Giustizia amministrativa
Espropriazioni, il Consiglio di Stato scioglie il dilemma: accessione invertita o acquisizione sanante?
L'ultimazione dell'opera pubblica non impedisce la restituzione del bene espropriato illegittimamente
La sentenza della IV Sezione del Consiglio di Stato n. 1466 del 13.4.2016, in materia di espropriazione per pubblica utilità, è tornata ad affermare che "l'intervenuta realizzazione dell'opera pubblica non fa venire meno l'obbligo dell'amministrazione di restituire al privato il bene illegittimamente appreso; e ciò indipendentemente dalle modalità - occupazione acquisitiva o usurpativa - di acquisizione del terreno; per tali ragioni, il proprietario del fondo illegittimamente occupato dall'amministrazione, ottenuta la declaratoria di illegittimità dell'occupazione e l'annullamento dei relativi provvedimenti, può legittimamente domandare, nel giudizio di ottemperanza, sia il risarcimento, sia la restituzione del fondo sia la sua riduzione in pristino.
La realizzazione dell'opera pubblica sul fondo illegittimamente occupato è in sè, quindi, un mero fatto, non in grado di assurgere a titolo dell'acquisto, come tale inidoneo a determinare il trasferimento della proprietà, per cui solo il formale atto di acquisizione dell'amministrazione può essere in grado di limitare il diritto alla restituzione, non potendo rinvenirsi atti estintivi (rinunziativi o abdicativi, che dir di voglia) della proprietà in altri comportamenti, fatti o contegni".

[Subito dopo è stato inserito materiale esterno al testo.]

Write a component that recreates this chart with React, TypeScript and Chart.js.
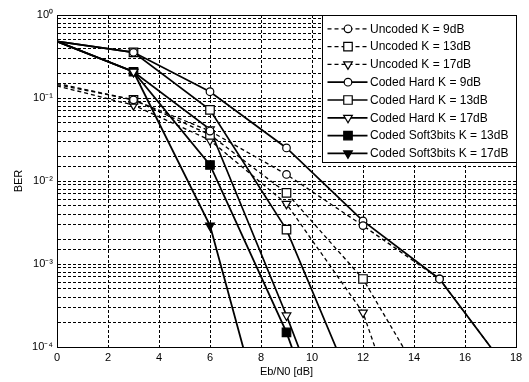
import React, { useEffect, useRef } from "react";
import { Chart, registerables } from "chart.js";

Chart.register(...registerables);

// ---------- data ----------
const ebn0 = [0, 3, 6, 9, 12, 15, 18];

const uncodedK9 = [0.15, 0.095, 0.04, 0.012, 0.0029, 0.00066, 3.9e-5];
const uncodedK13 = [0.145, 0.095, 0.036, 0.0072, 0.00066, 1.8e-5, null];
const uncodedK17 = [0.14, 0.082, 0.031, 0.0053, 0.00026, 5.5e-7, null];
const codedHardK9 = [0.48, 0.355, 0.119, 0.025, 0.0033, 0.00066, 3.9e-5];
const codedHardK13 = [0.48, 0.355, 0.072, 0.0026, 1.66e-5, null, null];
const codedHardK17 = [0.48, 0.207, 0.042, 0.00024, 9e-7, null, null];
const codedSoftK13 = [0.48, 0.207, 0.0156, 0.00015, 4e-7, null, null];
const codedSoftK17 = [0.48, 0.207, 0.0029, 1.2e-6, null, null, null];

const seriesNames = [
  "Uncoded K = 9dB",
  "Uncoded K = 13dB",
  "Uncoded K = 17dB",
  "Coded Hard K = 9dB",
  "Coded Hard K = 13dB",
  "Coded Hard K = 17dB",
  "Coded Soft3bits K = 13dB",
  "Coded Soft3bits K = 17dB",
];
const seriesValues = [
  uncodedK9,
  uncodedK13,
  uncodedK17,
  codedHardK9,
  codedHardK13,
  codedHardK17,
  codedSoftK13,
  codedSoftK17,
];

const xMin = 0;
const xMax = 18;
const xStep = 2;
const yMin = 1e-4;
const yMax = 1;
const xTitle = "Eb/N0 [dB]";
const yTitle = "BER";

// ---------- styles ----------
const FONT = "'Liberation Sans', Arial, Helvetica, sans-serif";
type Sty = { dash: number[]; width: number; point: string; rot: number; filled: boolean; r: number };
const styles: Sty[] = [
  { dash: [4, 3], width: 1.3, point: "circle", rot: 0, filled: false, r: 3.8 },
  { dash: [4, 3], width: 1.3, point: "rect", rot: 0, filled: false, r: 6 },
  { dash: [4, 3], width: 1.3, point: "triangle", rot: 180, filled: false, r: 5 },
  { dash: [], width: 1.7, point: "circle", rot: 0, filled: false, r: 3.8 },
  { dash: [], width: 1.7, point: "rect", rot: 0, filled: false, r: 6 },
  { dash: [], width: 1.7, point: "triangle", rot: 180, filled: false, r: 5 },
  { dash: [], width: 1.8, point: "rect", rot: 0, filled: true, r: 6 },
  { dash: [], width: 1.8, point: "triangle", rot: 180, filled: true, r: 5 },
];

const supMap: Record<string, string> = {
  "-": "\u207B",
  "0": "\u2070",
  "1": "\u00B9",
  "2": "\u00B2",
  "3": "\u00B3",
  "4": "\u2074",
  "5": "\u2075",
  "6": "\u2076",
  "7": "\u2077",
  "8": "\u2078",
  "9": "\u2079",
};

function drawMarker(ctx: CanvasRenderingContext2D, s: Sty, x: number, y: number) {
  ctx.save();
  ctx.setLineDash([]);
  ctx.lineWidth = 1.2;
  ctx.strokeStyle = "#000";
  ctx.fillStyle = s.filled ? "#000" : "#fff";
  ctx.beginPath();
  if (s.point === "circle") {
    ctx.arc(x, y, s.r, 0, Math.PI * 2);
  } else if (s.point === "rect") {
    const h = s.r * Math.SQRT1_2;
    ctx.rect(x - h, y - h, 2 * h, 2 * h);
  } else {
    let rad = (s.rot * Math.PI) / 180;
    ctx.moveTo(x + Math.sin(rad) * s.r, y - Math.cos(rad) * s.r);
    rad += (2 * Math.PI) / 3;
    ctx.lineTo(x + Math.sin(rad) * s.r, y - Math.cos(rad) * s.r);
    rad += (2 * Math.PI) / 3;
    ctx.lineTo(x + Math.sin(rad) * s.r, y - Math.cos(rad) * s.r);
    ctx.closePath();
  }
  ctx.fill();
  ctx.stroke();
  ctx.restore();
}

const frameAndLegend = {
  id: "frameAndLegend",
  afterDatasetsDraw(chart: any) {
    const ctx: CanvasRenderingContext2D = chart.ctx;
    const a = chart.chartArea;
    ctx.save();
    // full box around plot
    ctx.strokeStyle = "#000";
    ctx.lineWidth = 1;
    ctx.setLineDash([]);
    ctx.strokeRect(Math.round(a.left) + 0.5, Math.round(a.top) + 0.5, Math.round(a.right - a.left), Math.round(a.bottom - a.top));

    // legend
    const w = 194;
    const h = 147;
    const lx = Math.round(a.right - w) + 0.5;
    const ly = Math.round(a.top) + 0.5;
    ctx.fillStyle = "#fff";
    ctx.fillRect(lx, ly, w, h);
    ctx.strokeRect(lx, ly, w, h);
    ctx.font = `12px ${FONT}`;
    ctx.textBaseline = "middle";
    ctx.textAlign = "left";
    chart.data.datasets.forEach((ds: any, i: number) => {
      const s = styles[i];
      const y = ly + 13.3 + i * 17.8;
      ctx.save();
      ctx.strokeStyle = "#000";
      ctx.lineWidth = s.width;
      ctx.setLineDash(s.dash);
      ctx.beginPath();
      ctx.moveTo(lx + 5, y);
      ctx.lineTo(lx + 45, y);
      ctx.stroke();
      ctx.restore();
      drawMarker(ctx, s, lx + 25.5, y);
      ctx.fillStyle = "#000";
      ctx.fillText(ds.label, lx + 47.5, y + 0.5);
    });
    ctx.restore();
  },
};

export default function App() {
  const ref = useRef<HTMLCanvasElement | null>(null);

  useEffect(() => {
    if (!ref.current) return;
    const datasets = seriesValues.map((vals, i) => {
      const s = styles[i];
      return {
        label: seriesNames[i],
        data: ebn0.map((x, j) => ({ x, y: vals[j] })),
        borderColor: "#000",
        borderWidth: s.width,
        borderDash: s.dash,
        backgroundColor: s.filled ? "#000" : "#fff",
        pointBackgroundColor: s.filled ? "#000" : "#fff",
        pointBorderColor: "#000",
        pointBorderWidth: 1.2,
        pointStyle: s.point,
        pointRotation: s.rot,
        pointRadius: (c: any) => (c.dataIndex === 0 ? 0 : s.r),
        pointHoverRadius: (c: any) => (c.dataIndex === 0 ? 0 : s.r),
        fill: false,
        tension: 0,
        spanGaps: false,
        clip: 0,
      };
    });

    const gridOpts = { color: "#000", lineWidth: 1, drawTicks: false };
    const borderOpts = { display: true, color: "#000", width: 1, dash: [3, 2] };

    const chart = new Chart(ref.current, {
      type: "line",
      data: { datasets },
      plugins: [frameAndLegend],
      options: {
        animation: false,
        responsive: false,
        devicePixelRatio: 1,
        layout: { padding: { left: 0, right: 13, top: 15, bottom: 0 } },
        plugins: {
          legend: { display: false },
          tooltip: { enabled: false },
        },
        scales: {
          x: {
            type: "linear",
            min: xMin,
            max: xMax,
            afterFit: (sc: any) => {
              sc.height = 35;
            },
            ticks: {
              stepSize: xStep,
              autoSkip: false,
              padding: 4,
              color: "#000",
              font: { family: FONT, size: 11 },
              maxRotation: 0,
            },
            grid: gridOpts,
            border: borderOpts,
            title: {
              display: true,
              text: xTitle,
              color: "#000",
              font: { family: FONT, size: 11 },
              padding: { top: 0, bottom: 3 },
            },
          },
          y: {
            type: "logarithmic",
            min: yMin,
            max: yMax,
            afterFit: (sc: any) => {
              sc.width = 57;
            },
            ticks: {
              autoSkip: false,
              padding: 4,
              color: "#000",
              font: { family: FONT, size: 11 },
              callback: (v: any) => {
                const e = Math.log10(Number(v));
                const r = Math.round(e);
                if (Math.abs(e - r) > 1e-6) return "";
                return "10" + String(r).split("").map((c) => supMap[c]).join("");
              },
            },
            grid: gridOpts,
            border: borderOpts,
            title: {
              display: true,
              text: yTitle,
              color: "#000",
              font: { family: FONT, size: 11 },
              padding: { top: 12, bottom: 0 },
            },
          },
        },
      } as any,
    });

    return () => chart.destroy();
  }, []);

  return (
    <div style={{ position: "fixed", left: 0, top: 0, width: 529, height: 382, background: "#fff" }}>
      <canvas ref={ref} width={529} height={382} style={{ display: "block", width: 529, height: 382 }} />
    </div>
  );
}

Insomma l'istituto dell'accessione invertita è ormai definitivamente tramontato anche sulla spinta della giurisprudenza della Corte di Giustizia. Ma la pubblica amministrazione, una volta realizzata l'opera, ha comunque la possibilità di acquisire il terreno (o, forse, sarebbe meglio dire di "legalizzare l'illegalità" come hanno commentato autorevoli giuristi) applicando l'art. 42 bis del DPR n. 327/2001 (cd. acquisizione sanante), recentemente dichiarato legittimo dalla Corte Costituzionale con la sentenza n. 71/2015.
In altri termini una soluzione tutta italiana in cui si sacrifica il diritto dominicale del proprietario anche in presenza di un procedimento ablativo illegittimo, in attesa ovviamente di un nuovo intervento della giurisprudenza comunitaria.